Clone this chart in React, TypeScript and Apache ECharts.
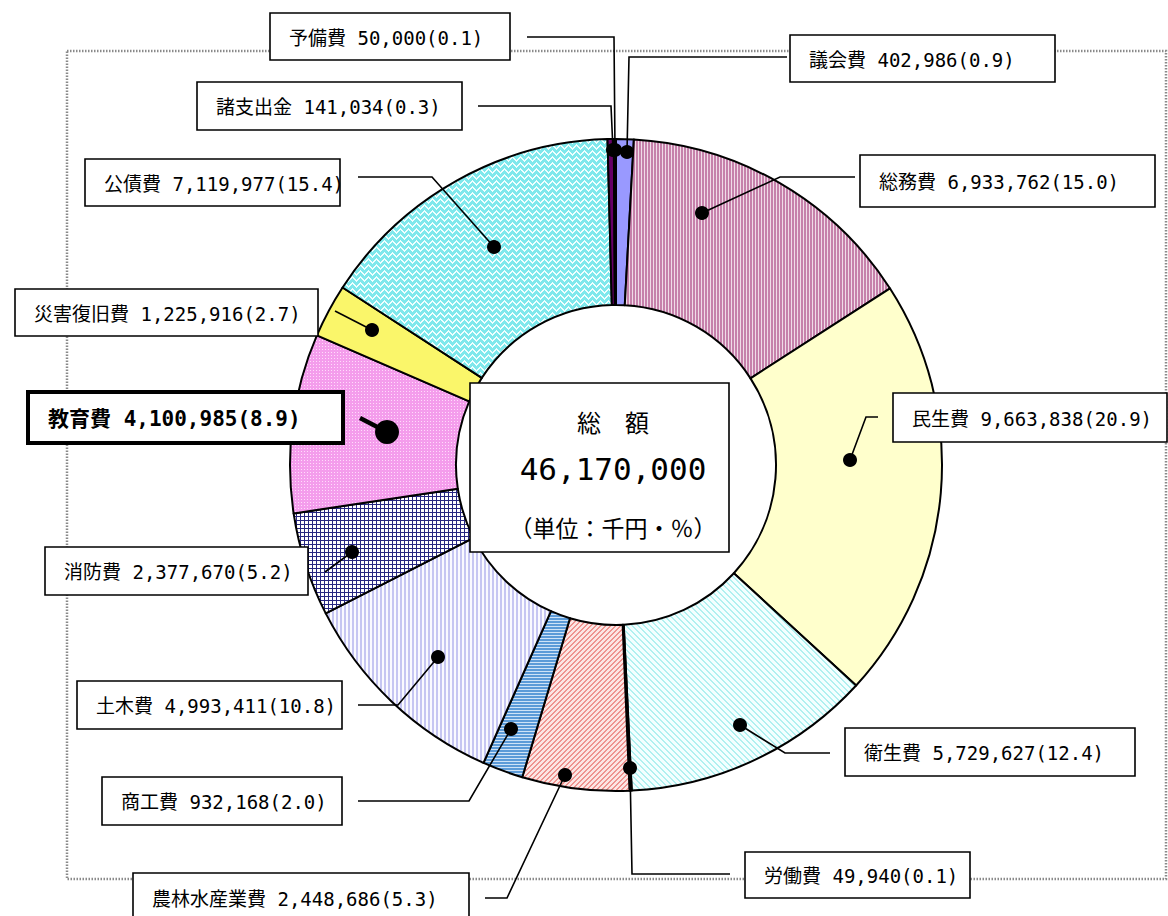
import React, { useEffect, useRef } from "react";
import * as echarts from "echarts";

// ---- data ----
const categories = [
  "議会費", "総務費", "民生費", "衛生費", "労働費", "農林水産業費", "商工費",
  "土木費", "消防費", "教育費", "災害復旧費", "公債費", "諸支出金", "予備費",
];
const amounts = [
  402986, 6933762, 9663838, 5729627, 49940, 2448686, 932168,
  4993411, 2377670, 4100985, 1225916, 7119977, 141034, 50000,
];
const percents = [
  "0.9", "15.0", "20.9", "12.4", "0.1", "5.3", "2.0",
  "10.8", "5.2", "8.9", "2.7", "15.4", "0.3", "0.1",
];
const centerTitle = "総　額";
const totalLabel = "46,170,000";
const unitLabel = "（単位：千円・％）";
const highlighted = "教育費";

// ---- layout of annotation boxes / leader lines (pixels) ----
const boxes: number[][] = [
  [790, 35, 265, 47],
  [860, 155, 295, 52],
  [893, 393, 274, 49],
  [845, 728, 290, 48],
  [745, 852, 225, 46],
  [133, 873, 336, 50],
  [102, 777, 240, 48],
  [77, 681, 265, 48],
  [45, 547, 263, 48],
  [28, 392, 315, 51],
  [15, 289, 303, 47],
  [85, 159, 255, 47],
  [197, 82, 265, 48],
  [270, 13, 240, 47],
];
const leaders: number[][][] = [
  [[787, 57], [629, 57], [627, 152]],
  [[855, 177], [780, 177], [702, 213]],
  [[878, 417], [866, 417], [850, 460]],
  [[830, 753], [785, 753], [740, 725]],
  [[730, 874], [632, 874], [630, 768]],
  [[485, 898], [507, 898], [565, 775]],
  [[358, 801], [469, 801], [511, 729]],
  [[358, 705], [398, 705], [438, 657]],
  [[325, 572], [352, 552]],
  [[360, 418], [387, 432]],
  [[335, 311], [372, 330]],
  [[358, 177], [432, 177], [494, 247]],
  [[478, 106], [611, 106], [613, 150]],
  [[527, 37], [614, 37], [615, 150]],
];

function makePattern(w: number, h: number, fn: (x: number, y: number) => string) {
  const c = document.createElement("canvas");
  c.width = w;
  c.height = h;
  const ctx = c.getContext("2d")!;
  for (let y = 0; y < h; y++) {
    for (let x = 0; x < w; x++) {
      ctx.fillStyle = fn(x, y);
      ctx.fillRect(x, y, 1, 1);
    }
  }
  return { image: c, repeat: "repeat" } as any;
}

function buildFills(): any[] {
  const tri = [0, 1, 2, 3, 4, 3, 2, 1];
  return [
    "#9999FF",
    makePattern(3, 3, (x) => (x === 2 ? "#F0DCE8" : "#C681AB")),
    "#FFFFCC",
    makePattern(6, 6, (x, y) => ((x - y + 12) % 6 < 2 ? "#B0F0F0" : "#F3FFFF")),
    "#2F4F4F",
    makePattern(5, 5, (x, y) => ((x + y) % 5 < 2 ? "#EE9490" : "#FCE6E4")),
    makePattern(4, 3, (x, y) => (y === 2 ? "#CFE3F7" : "#5C9BD8")),
    makePattern(4, 4, (x) => (x < 2 ? "#C6C6F2" : "#FAFAFF")),
    makePattern(4, 4, (x, y) => (x === 0 || y === 0 ? "#262680" : "#FFFFFF")),
    makePattern(3, 3, (x, y) => (x === 1 && y === 1 ? "#FFDCFB" : "#F49DEC")),
    "#FAF66A",
    makePattern(8, 6, (x, y) => {
      const t = tri[x];
      return y === t || y === (t + 1) % 6 ? "#F0FFFF" : "#7FE8EC";
    }),
    "#660066",
    "#2A002A",
  ];
}

const fmt = (v: number) => v.toLocaleString("en-US");
const LABEL_FONT = '19px "DejaVu Sans Mono", "Noto Sans CJK JP", sans-serif';
const BOLD_FONT = 'bold 21px "DejaVu Sans Mono", "Noto Sans CJK JP", sans-serif';

export default function App() {
  const ref = useRef<HTMLDivElement>(null);

  useEffect(() => {
    if (!ref.current) return;
    const chart = echarts.init(ref.current, null, { renderer: "svg" });
    const fills = buildFills();

    const graphics: any[] = [];
    // outer frame
    graphics.push({
      type: "rect",
      z: 0,
      shape: { x: 67, y: 51, width: 1099, height: 828 },
      style: { fill: "none", stroke: "#8a8a8a", lineWidth: 2.5, lineDash: [1.5, 1.5] },
    });

    categories.forEach((name, i) => {
      const [bx, by, bw, bh] = boxes[i];
      const pts = leaders[i];
      const isHi = name === highlighted;
      const dot = pts[pts.length - 1];
      graphics.push({
        type: "polyline",
        z: 20,
        shape: { points: pts },
        style: { fill: "none", stroke: "#000", lineWidth: isHi ? 4.5 : 1.6 },
      });
      graphics.push({
        type: "circle",
        z: 21,
        shape: { cx: dot[0], cy: dot[1], r: isHi ? 12 : 7 },
        style: { fill: "#000" },
      });
      graphics.push({
        type: "rect",
        z: 22,
        shape: { x: bx, y: by, width: bw, height: bh },
        style: { fill: "#fff", stroke: "#000", lineWidth: isHi ? 4 : 1.6 },
      });
      graphics.push({
        type: "text",
        z: 23,
        style: {
          text: `${name} ${fmt(amounts[i])}(${percents[i]})`,
          x: bx + (isHi ? 20 : 19),
          y: by + bh / 2 + 1,
          font: isHi ? BOLD_FONT : LABEL_FONT,
          fill: "#000",
          align: "left",
          verticalAlign: "middle",
        },
      });
    });

    // center box
    graphics.push({
      type: "rect",
      z: 22,
      shape: { x: 470, y: 383, width: 259, height: 169 },
      style: { fill: "#fff", stroke: "#000", lineWidth: 1.6 },
    });
    graphics.push({
      type: "text",
      z: 23,
      style: {
        text: centerTitle, x: 613, y: 421,
        font: '24px "Noto Sans CJK JP", sans-serif', fill: "#000",
        align: "center", verticalAlign: "middle",
      },
    });
    graphics.push({
      type: "text",
      z: 23,
      style: {
        text: totalLabel, x: 613, y: 469,
        font: '31px "DejaVu Sans Mono", sans-serif', fill: "#000",
        align: "center", verticalAlign: "middle",
      },
    });
    graphics.push({
      type: "text",
      z: 23,
      style: {
        text: unitLabel, x: 613, y: 527,
        font: '23px "Noto Sans CJK JP", sans-serif', fill: "#000",
        align: "center", verticalAlign: "middle",
      },
    });

    chart.setOption({
      animation: false,
      backgroundColor: "#fff",
      graphic: { elements: graphics },
      series: [
        {
          type: "pie",
          z: 5,
          center: [616, 465],
          radius: [160, 326],
          startAngle: 90,
          clockwise: true,
          silent: true,
          avoidLabelOverlap: false,
          label: { show: false },
          labelLine: { show: false },
          emphasis: { disabled: true },
          itemStyle: { borderColor: "#000", borderWidth: 2 },
          data: categories.map((name, i) => ({
            name,
            value: amounts[i],
            itemStyle: { color: fills[i] },
          })),
        },
      ],
    });
    return () => chart.dispose();
  }, []);

  return (
    <div
      ref={ref}
      style={{ position: "fixed", left: 0, top: 0, width: 1168, height: 916, background: "#fff" }}
    />
  );
}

Exercise description – Quote the preceding listing precisely and completely, omitting its images.

Answer to the problem –
Clone this chart in React, TypeScript and Apache ECharts.
import React, { useEffect, useRef } from "react";
import * as echarts from "echarts";

// ---- data ----
const categories = [
  "議会費", "総務費", "民生費", "衛生費", "労働費", "農林水産業費", "商工費",
  "土木費", "消防費", "教育費", "災害復旧費", "公債費", "諸支出金", "予備費",
];
const amounts = [
  402986, 6933762, 9663838, 5729627, 49940, 2448686, 932168,
  4993411, 2377670, 4100985, 1225916, 7119977, 141034, 50000,
];
const percents = [
  "0.9", "15.0", "20.9", "12.4", "0.1", "5.3", "2.0",
  "10.8", "5.2", "8.9", "2.7", "15.4", "0.3", "0.1",
];
const centerTitle = "総　額";
const totalLabel = "46,170,000";
const unitLabel = "（単位：千円・％）";
const highlighted = "教育費";

// ---- layout of annotation boxes / leader lines (pixels) ----
const boxes: number[][] = [
  [790, 35, 265, 47],
  [860, 155, 295, 52],
  [893, 393, 274, 49],
  [845, 728, 290, 48],
  [745, 852, 225, 46],
  [133, 873, 336, 50],
  [102, 777, 240, 48],
  [77, 681, 265, 48],
  [45, 547, 263, 48],
  [28, 392, 315, 51],
  [15, 289, 303, 47],
  [85, 159, 255, 47],
  [197, 82, 265, 48],
  [270, 13, 240, 47],
];
const leaders: number[][][] = [
  [[787, 57], [629, 57], [627, 152]],
  [[855, 177], [780, 177], [702, 213]],
  [[878, 417], [866, 417], [850, 460]],
  [[830, 753], [785, 753], [740, 725]],
  [[730, 874], [632, 874], [630, 768]],
  [[485, 898], [507, 898], [565, 775]],
  [[358, 801], [469, 801], [511, 729]],
  [[358, 705], [398, 705], [438, 657]],
  [[325, 572], [352, 552]],
  [[360, 418], [387, 432]],
  [[335, 311], [372, 330]],
  [[358, 177], [432, 177], [494, 247]],
  [[478, 106], [611, 106], [613, 150]],
  [[527, 37], [614, 37], [615, 150]],
];

function makePattern(w: number, h: number, fn: (x: number, y: number) => string) {
  const c = document.createElement("canvas");
  c.width = w;
  c.height = h;
  const ctx = c.getContext("2d")!;
  for (let y = 0; y < h; y++) {
    for (let x = 0; x < w; x++) {
      ctx.fillStyle = fn(x, y);
      ctx.fillRect(x, y, 1, 1);
    }
  }
  return { image: c, repeat: "repeat" } as any;
}

function buildFills(): any[] {
  const tri = [0, 1, 2, 3, 4, 3, 2, 1];
  return [
    "#9999FF",
    makePattern(3, 3, (x) => (x === 2 ? "#F0DCE8" : "#C681AB")),
    "#FFFFCC",
    makePattern(6, 6, (x, y) => ((x - y + 12) % 6 < 2 ? "#B0F0F0" : "#F3FFFF")),
    "#2F4F4F",
    makePattern(5, 5, (x, y) => ((x + y) % 5 < 2 ? "#EE9490" : "#FCE6E4")),
    makePattern(4, 3, (x, y) => (y === 2 ? "#CFE3F7" : "#5C9BD8")),
    makePattern(4, 4, (x) => (x < 2 ? "#C6C6F2" : "#FAFAFF")),
    makePattern(4, 4, (x, y) => (x === 0 || y === 0 ? "#262680" : "#FFFFFF")),
    makePattern(3, 3, (x, y) => (x === 1 && y === 1 ? "#FFDCFB" : "#F49DEC")),
    "#FAF66A",
    makePattern(8, 6, (x, y) => {
      const t = tri[x];
      return y === t || y === (t + 1) % 6 ? "#F0FFFF" : "#7FE8EC";
    }),
    "#660066",
    "#2A002A",
  ];
}

const fmt = (v: number) => v.toLocaleString("en-US");
const LABEL_FONT = '19px "DejaVu Sans Mono", "Noto Sans CJK JP", sans-serif';
const BOLD_FONT = 'bold 21px "DejaVu Sans Mono", "Noto Sans CJK JP", sans-serif';

export default function App() {
  const ref = useRef<HTMLDivElement>(null);

  useEffect(() => {
    if (!ref.current) return;
    const chart = echarts.init(ref.current, null, { renderer: "svg" });
    const fills = buildFills();

    const graphics: any[] = [];
    // outer frame
    graphics.push({
      type: "rect",
      z: 0,
      shape: { x: 67, y: 51, width: 1099, height: 828 },
      style: { fill: "none", stroke: "#8a8a8a", lineWidth: 2.5, lineDash: [1.5, 1.5] },
    });

    categories.forEach((name, i) => {
      const [bx, by, bw, bh] = boxes[i];
      const pts = leaders[i];
      const isHi = name === highlighted;
      const dot = pts[pts.length - 1];
      graphics.push({
        type: "polyline",
        z: 20,
        shape: { points: pts },
        style: { fill: "none", stroke: "#000", lineWidth: isHi ? 4.5 : 1.6 },
      });
      graphics.push({
        type: "circle",
        z: 21,
        shape: { cx: dot[0], cy: dot[1], r: isHi ? 12 : 7 },
        style: { fill: "#000" },
      });
      graphics.push({
        type: "rect",
        z: 22,
        shape: { x: bx, y: by, width: bw, height: bh },
        style: { fill: "#fff", stroke: "#000", lineWidth: isHi ? 4 : 1.6 },
      });
      graphics.push({
        type: "text",
        z: 23,
        style: {
          text: `${name} ${fmt(amounts[i])}(${percents[i]})`,
          x: bx + (isHi ? 20 : 19),
          y: by + bh / 2 + 1,
          font: isHi ? BOLD_FONT : LABEL_FONT,
          fill: "#000",
          align: "left",
          verticalAlign: "middle",
        },
      });
    });

    // center box
    graphics.push({
      type: "rect",
      z: 22,
      shape: { x: 470, y: 383, width: 259, height: 169 },
      style: { fill: "#fff", stroke: "#000", lineWidth: 1.6 },
    });
    graphics.push({
      type: "text",
      z: 23,
      style: {
        text: centerTitle, x: 613, y: 421,
        font: '24px "Noto Sans CJK JP", sans-serif', fill: "#000",
        align: "center", verticalAlign: "middle",
      },
    });
    graphics.push({
      type: "text",
      z: 23,
      style: {
        text: totalLabel, x: 613, y: 469,
        font: '31px "DejaVu Sans Mono", sans-serif', fill: "#000",
        align: "center", verticalAlign: "middle",
      },
    });
    graphics.push({
      type: "text",
      z: 23,
      style: {
        text: unitLabel, x: 613, y: 527,
        font: '23px "Noto Sans CJK JP", sans-serif', fill: "#000",
        align: "center", verticalAlign: "middle",
      },
    });

    chart.setOption({
      animation: false,
      backgroundColor: "#fff",
      graphic: { elements: graphics },
      series: [
        {
          type: "pie",
          z: 5,
          center: [616, 465],
          radius: [160, 326],
          startAngle: 90,
          clockwise: true,
          silent: true,
          avoidLabelOverlap: false,
          label: { show: false },
          labelLine: { show: false },
          emphasis: { disabled: true },
          itemStyle: { borderColor: "#000", borderWidth: 2 },
          data: categories.map((name, i) => ({
            name,
            value: amounts[i],
            itemStyle: { color: fills[i] },
          })),
        },
      ],
    });
    return () => chart.dispose();
  }, []);

  return (
    <div
      ref={ref}
      style={{ position: "fixed", left: 0, top: 0, width: 1168, height: 916, background: "#fff" }}
    />
  );
}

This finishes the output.